Незадолго до смерти Владимира Федоровича, во время путешествия по Германии его встретил поэт Яков Полонский, который оставил о писателе старшего поколения такую запись: «Кажется, достаточно было один день провести с этим человеком, чтоб навсегда полюбить его. Но свет глумился над его рассеянностью, — не понимая, что такая рассеянность есть сосредоточенность на какой-нибудь новой мысли, на какой-нибудь задаче или гипотезе».
Он никогда не впадал в отчаяние и не поощрял такую капитуляцию перед обстоятельствами в других людях. Когда Иван Тургенев, разочаровавшись в критике, обществе и читателях, написал памфлет «Довольно», Одоевский ответил ему столь же лаконично, но в то же время шутливо-оптимистично: «Недовольно». Глубоко уверенный в том, что творчество не может быть напрасным, он настоятельно рекомендовал всем: не нужно сетовать на непонимание ближних в трудные времена, все можно преодолеть, сохраняя верность призванию.
Многие считали его чудаком. И в литературном сообществе, и среди музыкантов он был любим и уважаем, но все-таки ощущал себя в тех кругах не вполне своим. Подобно Дон Кихоту всю жизнь искал истину, не боясь казаться простодушным, наивным, странноватым. Как исследователь, во многом сомневался. В письме старинному другу Андрею Краевскому однажды признался: «У меня много недосказанного — и по трудности предмета, и с намерением заставить читателя самого подумать, принудить самого употребить свой снаряд, ибо тогда только истина для него может сделаться живою».
Последний представитель княжеского рода Одоевских, никогда не боявшийся одиночества, ушел из жизни бездетным. На его надгробном камне в Донском монастыре выбито: «Блажени чистии сердцем, яко тии Бога узрят». Помыслы его действительно были чисты, а дела бескорыстны. И свой городок, свой особый мир (не такой жутковатый, как в сказке) он, несомненно, создал.
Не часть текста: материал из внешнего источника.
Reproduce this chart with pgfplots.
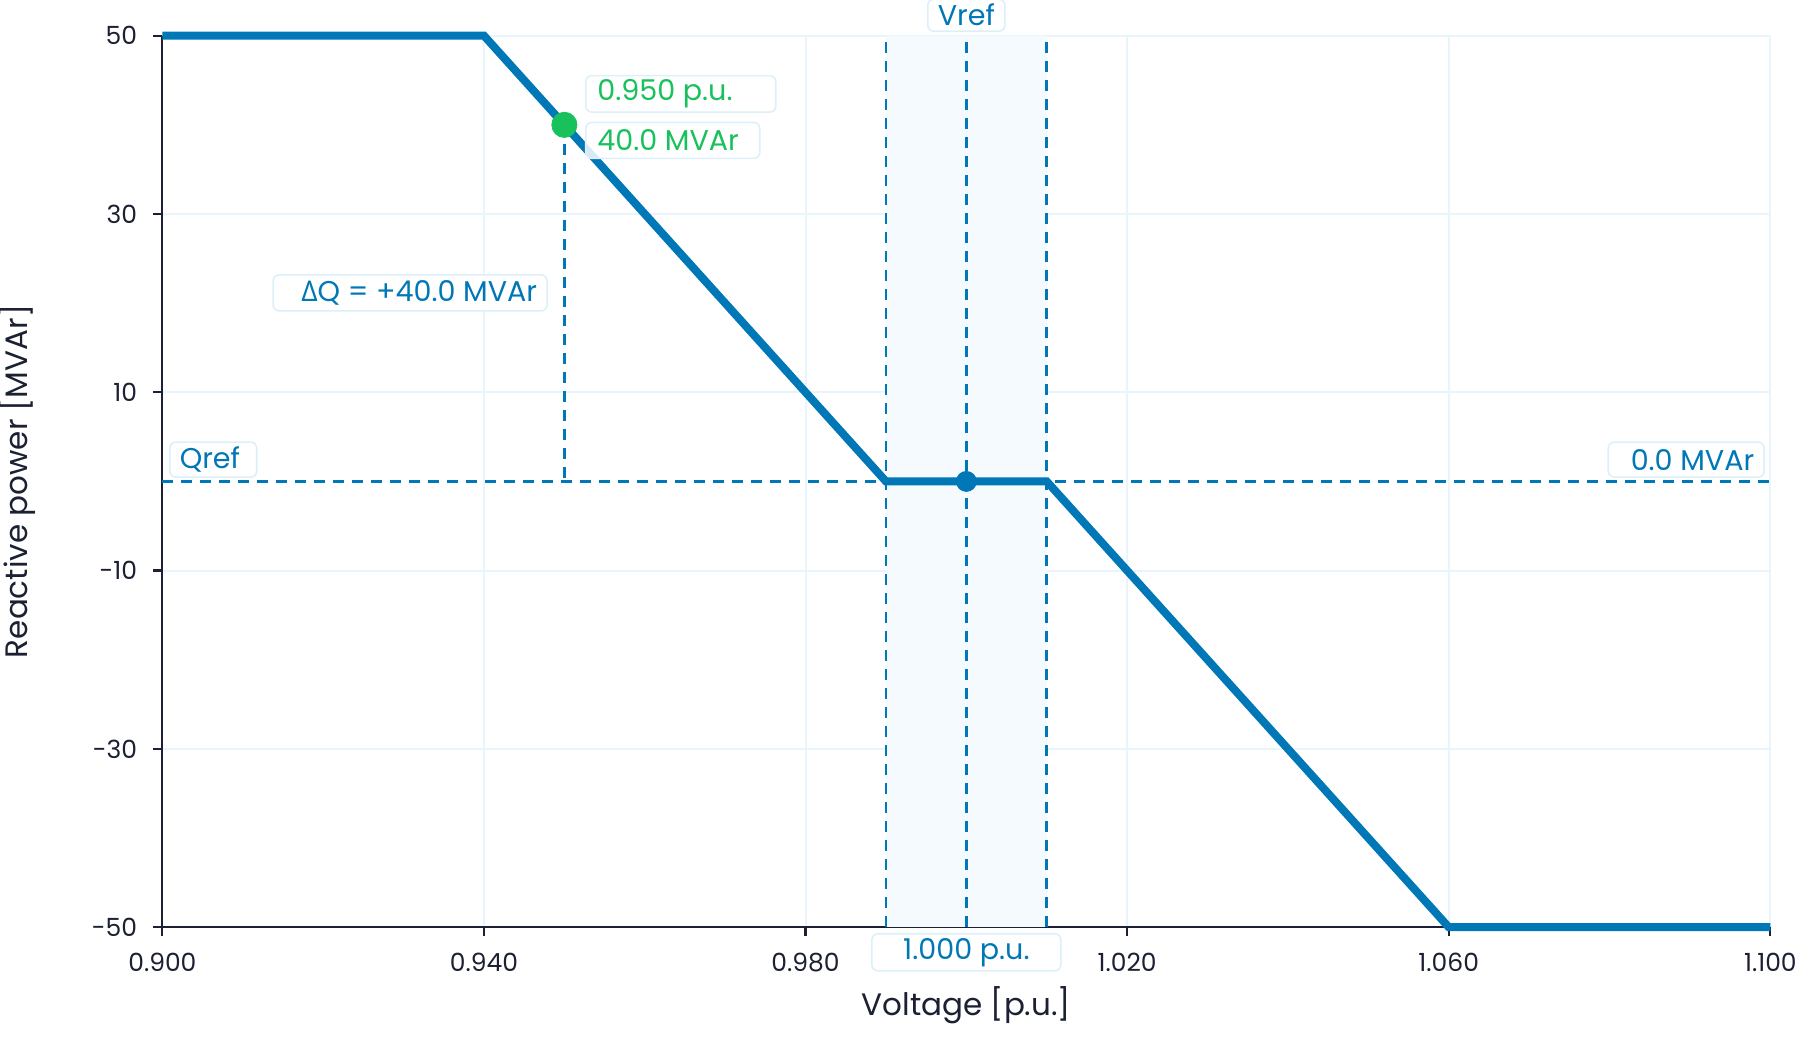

В нем есть отдельные, часто пересекающиеся между собой улицы, предназначенные для литературы, философии, механики, математики, музыки, благотворительности, — всего, что по-прежнему олицетворяет в великой русской культуре Владимир Одоевский.
Иллюстрация: На картине Ильи Репина «Славянские композиторы» Одоевский беседует с Глинкой, Балакиревым и Римским-Корсаковым.